L’Uomo che Uccise Don Chisciotte – Recensione

Quand’è che abbiamo rinunciato ai nostri sogni per arrenderci alla realtà? E nel vendere sogni e talento per denaro, ci abbiamo guadagnato? Quali effetti – anche nefasti – hanno i libri, i film e le opere d’arte in genere sulla vita reale? Intorno a questi interrogativi ruota “The man who killed Don Quijote” (per gli amici TMWKDQ), il film che Terry Gilliam ha impiegato 30 anni a finire, con in mezzo tanti di quegli impicci che la metà sono bastati a tirarne fuori un documentario (“Lost in La Mancha”, del 2002). Oggi il progetto incompiuto “è la mia vita, sono un morto vivente!”, ha detto scherzando e in italiano il regista.
Trenta anni dopo, non perdiamoci in ulteriori arabeschi e svolazzi. Fra la prima sceneggiatura e quello che vediamo oggi sullo schermo tanto è cambiato: la base è rimasta il Don Chisciotte di Cervantes, lo sviluppo – come ha spiegato lo stesso Gilliam – è stato di arrivare a un film completamente diverso, con l’intelaiatura del film arrivata solo tre anni fa. “Mi ritengo un mistico – ha spiegato il regista – una volta avuta l’idea il film era già scritto, solo che sono stato molto lento a buttarlo in pagina”. Esistono solo sette storie e un’infinità di modi di raccontarle.
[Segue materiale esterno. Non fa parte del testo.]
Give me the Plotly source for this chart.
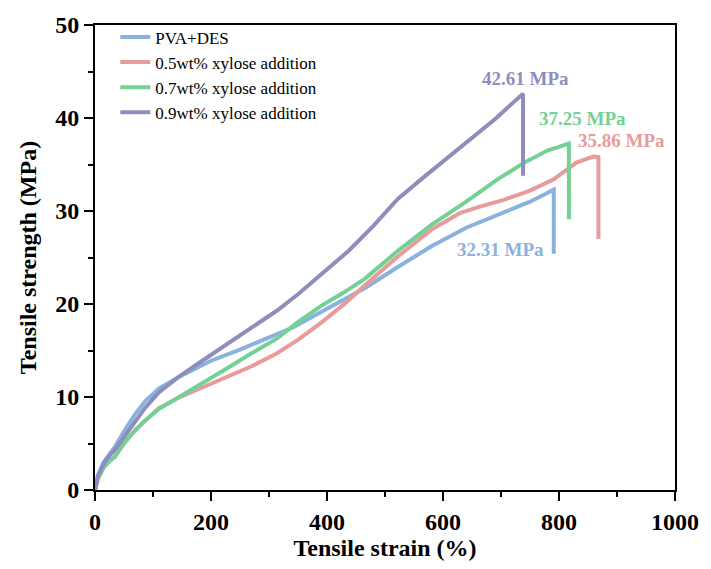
import plotly.graph_objects as go

# ---- data ----
blue_strain = [0, 5, 15, 25, 34, 50, 70, 86, 110, 143, 200, 250, 285, 342, 400, 465, 520, 580, 640, 705, 750, 779, 791, 791]
blue_stress = [0, 1.6, 3.0, 3.9, 4.6, 6.3, 8.2, 9.5, 10.9, 12.1, 13.9, 15.1, 16.0, 17.5, 19.5, 21.7, 23.9, 26.2, 28.2, 29.9, 31.0, 31.9, 32.31, 25.4]

red_strain = [0, 5, 15, 25, 34, 50, 70, 86, 110, 143, 185, 228, 270, 314, 351, 390, 428, 465, 520, 580, 630, 665, 705, 750, 791, 830, 859, 868, 868]
red_stress = [0, 1.3, 2.5, 3.2, 3.6, 5.0, 6.5, 7.45, 8.8, 9.9, 11.0, 12.1, 13.3, 14.7, 16.2, 18.0, 19.9, 22.0, 25.0, 28.0, 29.8, 30.5, 31.2, 32.2, 33.4, 35.2, 35.86, 35.8, 27.0]

green_strain = [0, 5, 15, 25, 34, 45, 60, 86, 110, 143, 185, 228, 270, 314, 351, 390, 428, 465, 520, 580, 640, 694, 740, 780, 805, 817, 817]
green_stress = [0, 1.2, 2.4, 3.1, 3.5, 4.6, 5.8, 7.45, 8.7, 9.9, 11.5, 13.1, 14.7, 16.3, 18.1, 19.8, 21.2, 22.7, 25.6, 28.5, 31.0, 33.4, 35.2, 36.5, 37.0, 37.25, 29.1]

purple_strain = [0, 5, 15, 25, 34, 50, 70, 86, 110, 143, 185, 228, 270, 314, 351, 400, 437, 480, 522, 570, 608, 650, 690, 720, 738, 738]
purple_stress = [0, 1.5, 2.8, 3.7, 4.3, 5.7, 7.4, 8.8, 10.5, 12.1, 13.9, 15.7, 17.4, 19.3, 21.1, 23.8, 25.7, 28.4, 31.3, 33.8, 35.7, 37.8, 39.9, 41.6, 42.61, 33.8]

series_names = ["PVA+DES", "0.5wt% xylose addition", "0.7wt% xylose addition", "0.9wt% xylose addition"]
colors = ["#8AB2DE", "#E99A9A", "#74D196", "#8E8EBE"]

peak_labels = ["32.31 MPa", "35.86 MPa", "37.25 MPa", "42.61 MPa"]
peak_label_x = [699, 908, 841, 743]
peak_label_y = [25.9, 37.6, 40.0, 44.3]

x_ticks = [0, 200, 400, 600, 800, 1000]
y_ticks = [0, 10, 20, 30, 40, 50]

FONT = "Liberation Serif"

fig = go.Figure()
all_x = [blue_strain, red_strain, green_strain, purple_strain]
all_y = [blue_stress, red_stress, green_stress, purple_stress]
for name, xs, ys, c in zip(series_names, all_x, all_y, colors):
    fig.add_trace(go.Scatter(x=xs, y=ys, mode="lines", name=name,
                             line=dict(color=c, width=4)))

for txt, xv, yv, c in zip(peak_labels, peak_label_x, peak_label_y, colors):
    fig.add_annotation(x=xv, y=yv, text="<b>" + txt + "</b>", showarrow=False,
                       font=dict(family=FONT, size=19, color=c))

axis_common = dict(showline=True, linecolor="black", linewidth=1.8, mirror=True,
                   ticks="outside", ticklen=9, tickwidth=1.8, tickcolor="black",
                   showgrid=False, zeroline=False,
                   tickfont=dict(family=FONT, size=24, color="black", weight="bold"),
                   title_font=dict(family=FONT, size=24, color="black", weight="bold"))

fig.update_xaxes(range=[0, 1000], tickvals=x_ticks, ticktext=[str(v) for v in x_ticks],
                 title_text="Tensile strain (%)", title_standoff=0,
                 minor=dict(ticks="outside", ticklen=5, tickwidth=1.8, tickcolor="black", dtick=100),
                 **axis_common)
fig.update_yaxes(range=[0, 50], tickvals=y_ticks, ticktext=[str(v) for v in y_ticks],
                 title_text="Tensile strength (MPa)", title_standoff=12,
                 minor=dict(ticks="outside", ticklen=5, tickwidth=1.8, tickcolor="black", dtick=5),
                 **axis_common)

fig.update_layout(
    width=711, height=569,
    margin=dict(l=95, r=32, t=21, b=79),
    plot_bgcolor="white", paper_bgcolor="white",
    showlegend=True,
    legend=dict(x=0.035, y=1.012, xanchor="left", yanchor="top",
                bgcolor="rgba(0,0,0,0)", font=dict(family=FONT, size=17, color="black"),
                tracegroupgap=0),
)

fig.write_html("out.html")
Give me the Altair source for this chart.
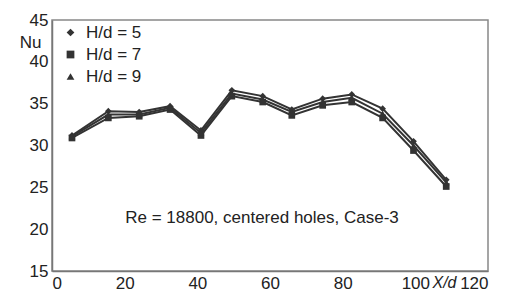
import altair as alt
import pandas as pd

x_vals = [5.5, 15.5, 24, 32.5, 41, 49.5, 58, 66, 74.5, 82.5, 91, 99.5, 108.5]
nu_hd5 = [31.2, 34.1, 34.0, 34.7, 31.8, 36.6, 35.9, 34.3, 35.6, 36.1, 34.4, 30.5, 25.9]
nu_hd7 = [30.9, 33.3, 33.5, 34.3, 31.2, 35.9, 35.2, 33.6, 34.8, 35.2, 33.3, 29.4, 25.1]
nu_hd9 = [31.1, 33.7, 33.7, 34.5, 31.5, 36.2, 35.5, 34.0, 35.2, 35.7, 33.8, 30.0, 25.6]
series_names = ["H/d = 5", "H/d = 7", "H/d = 9"]
series_shapes = ["diamond", "square", "triangle-up"]
x_ticks = [0, 20, 40, 60, 80, 100, 120]
y_ticks = [15, 20, 25, 30, 35, 40, 45]
annotation = "Re = 18800, centered holes, Case-3"

rows = []
for name, vals in zip(series_names, [nu_hd5, nu_hd7, nu_hd9]):
    for xv, yv in zip(x_vals, vals):
        rows.append({"x": xv, "nu": yv, "series": name})
df = pd.DataFrame(rows)

FONT = "Liberation Sans"
INK = "#333333"

x_enc = alt.X("x:Q", scale=alt.Scale(domain=[0, 120], nice=False),
              axis=alt.Axis(values=x_ticks, title="X/d", titleFontStyle="italic",
                            titleFontWeight="normal", titleFontSize=16, titleFont=FONT,
                            titleX=392, titleY=16, titleBaseline="alphabetic",
                            titleAlign="center", titleColor="#222"))
y_enc = alt.Y("nu:Q", scale=alt.Scale(domain=[15, 45], nice=False),
              axis=alt.Axis(values=y_ticks, title="Nu", titleAngle=0,
                            titleFontWeight="normal", titleFontSize=17, titleFont=FONT,
                            titleX=-22, titleY=22, titleAlign="center",
                            titleBaseline="middle", titleColor="#222"))

lines = alt.Chart(df).mark_line(color=INK, strokeWidth=2).encode(
    x=x_enc, y=y_enc, detail="series:N")

points = alt.Chart(df).mark_point(filled=True, color=INK, opacity=1).encode(
    x="x:Q", y="nu:Q",
    shape=alt.Shape("series:N", scale=alt.Scale(domain=series_names, range=series_shapes),
                    legend=alt.Legend(title=None, orient="none", legendX=10, legendY=4,
                                      labelFontSize=17, labelFont=FONT, labelColor="#222",
                                      symbolSize=60, symbolFillColor=INK, symbolStrokeColor=INK,
                                      rowPadding=4, labelOffset=7)),
    size=alt.value(45))

label_df = pd.DataFrame({"t": [annotation]})
text = alt.Chart(label_df).mark_text(font=FONT, fontSize=17, color="#222",
                                    align="center", baseline="middle").encode(
    text="t:N", x=alt.value(210), y=alt.value(198))

chart = alt.layer(lines, points, text).properties(
    width=436, height=251,
    autosize=alt.AutoSizeParams(type="none"),
    padding={"left": 44, "top": 12, "right": 14, "bottom": 21},
).configure_view(stroke="#888888", strokeWidth=1.5).configure_axis(
    grid=False, ticks=False, domainColor="#777777", domainWidth=1.5,
    labelFont=FONT, labelFontSize=17, labelColor="#222", labelPadding=4,
)

chart.save("out.html", embed_options={"renderer": "svg", "actions": False})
Qualcuno – soprattutto sua moglie – accusa Gilliam di fare sempre lo stesso film, ma non è per forza un male: anche ai Ramones veniva rinfacciato di suonare sempre la stessa canzone, ma bisogna saperlo fare per restare nel cuore di chi legge/guarda/ascolta.
TMWKDQ sceglie di raccontare la storia di un ex golden boy della macchina da presa, finito a girare spot pubblicitari e che prova il colpo grosso a Hollywood girando un Don Chisciotte in Spagna: un uomo di talento che ha tradito se stesso e che si ritroverà a dover fare i conti con quello che ha creato, anche inconsapevolmente, con la sua opera prima, un “Don Chisciotte” girato dieci anni prima.
Il film che aveva quasi dimenticato gli capita in mano durante una cena, al termine di una giornata nera, in piena crisi di idee, grazie a un gitano “ex machina”, che più volte tornerà a sbrogliare o a intessere la trama. Il giorno dopo deciderà di tornare sui luoghi usati per il film di dieci anni prima, nel paesino che – guarda un po’ – si chiama Los Sueños e che dista poche curve dal set hollywoodiano. Cosa hanno creato i suoi “sueños”? Il risveglio di un Don Chisciotte, adesso rinchiuso in un baraccone lercio e polveroso, con la realtà che ha avuto il sopravvento, ma che di lì in avanti ingaggerà una lotta serrata con la fantasia.
Duello che è anche tra i due co-protagonisti, Jonathan Pryce e Adam Driver, perfetti nei ruoli e autori di battibecchi comici, tragici, drammatici, crudeli, teneri, dolcissimi.
“Chisciotte non muore mai, non può morire”, come un demone o un fantasma che si impossessa di volta in volta di un corpo ospite (ma in maniera più sgangherata, come ogni film di Gilliam prevede). Da qui il grande balzo nell’avventura picaresca, nel reinventare le gesta di un cavaliere errante ma ai nostri giorni, tra clandestini, oligarchi russi, tesori che si trasformano in oro degli sciocchi, digressioni, viaggi nel tempo, amori ritrovati e mai perduti, critiche e satire a Trump e ai fanatici religiosi (e per chi di Gilliam ama ricordare i suoi trascorsi nei Monty Python c’è anche una sorpresa, che nessuno si aspetta, o forse sì?).
“I registi hanno la responsabilità di far pensare le persone in modo responsabile, o irresponsabile, che è anche più interessante”, ha detto ancora Gilliam, nel film la responsabilità si scarica tutta sulle spalle del co-protagonista, che come tutti è “sia Sancho che Don Chisciotte, sei tu a decidere, dipende se vuoi una vita più noiosa o più emozionante”. E non dovremmo preoccuparci troppo delle scelte sbagliate, perché “anche il fallimento è importante”, anche andare dietro a un progetto per 30 anni, anche se si rischia di lasciarlo non finito, anche se tutti intorno sono convinti che questo è il migliore dei mondi possibili e che è inutile pensare oltre, immaginare, andare incontro a dei mulini a vento o a un tramonto che può accecare. Perché il vero assassino di Don Chisciotte è chiunque pensi che non ci sia alternativa.